Observation Two: Old People. Go to the grocery store on a week day. When all of the parking lot people are in bed and all the kids are in school. You will see you are in a nursing home that sells food. Well many old people are being escorted around by their kids while at this time you see 4 years old being escorted with their parents. One particular old woman was with her kids that were taking her out for groceries. They treated her like a little kid. But this little kid is 80+ and has no understanding of the new world. Feeble body leaves her with no choice ( not to make fun there) but to rely on others. The only differences between kids and old people is old people have more money and are older. Well this sickening display of behavior from her pathetic 40 year old kid was when she saw treats. "Oh you want a treat (insert name)?" Big smile and a "yes I would like Cracker jacks". Imagine that. You found cracker jacks on a clip strip, not good enough to be with the other candy. You never had understood anything beyond moon pies, gummy bears or chicken bones. Well you get the Cracker jacks and take them home. In typical old person fashion you never open them until a week after you get them. Then that one day happens and you open them. But you only eat 2 pieces of the tasty corn. Then leave the open bag on the table. You give them to the grand kids thus beginning a cycle. The cycle is eating a piece a few times and offering to the grand kids. But you stop eating the cracker jacks and then just offering them to the grand kids. However this cycle just repeats for months. The cracker jacks are then cursed to a lack of freshness. The crisp a forgotten memory as soft structure ensues. Their stale existence unknown except to the children who eat them to be nice. The children with the look on their faces that says I can't wait to swallow this and be done with the chewy pain. The bag to be opened forever to create a horrible existence of stale food to be consumed by guests who would be too nice to refuse.

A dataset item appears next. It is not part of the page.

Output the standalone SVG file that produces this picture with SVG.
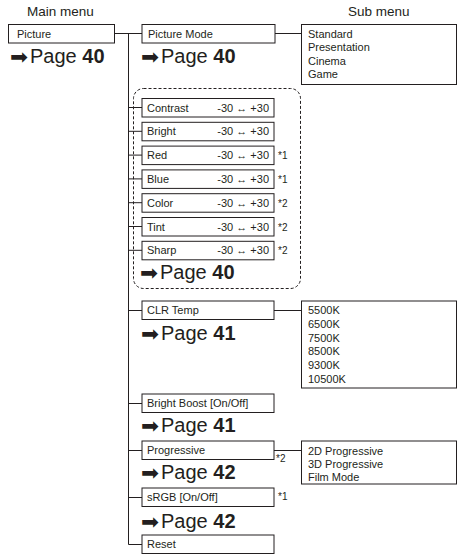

This old lady however must not be made fun of. She has served society and has raised kids and hopefully no more than two undesirable little bastards who are only using her for money. The great expanse of fail is beyond just a few metal wired up wheeled things that make students lives miserable. It is a medium for failures of all types of people. In the world of pure shit as the job market is gone to hell, keeping those with dreams held captive in its fail grasp of unwashed hands after the shits. The entire population stuck until BP's greasy slick washes us free into yet another mess as the expanse of fail expands into an eternity. But those that are destined to be free of the failing geography will be freed in time. The third wish from the genie of life will be granted. In time all will be well and the parking lot people will be glued to 2010 and the old people will be in a better place. However for those who wish to escape now can just yell HAMBURGER TIME!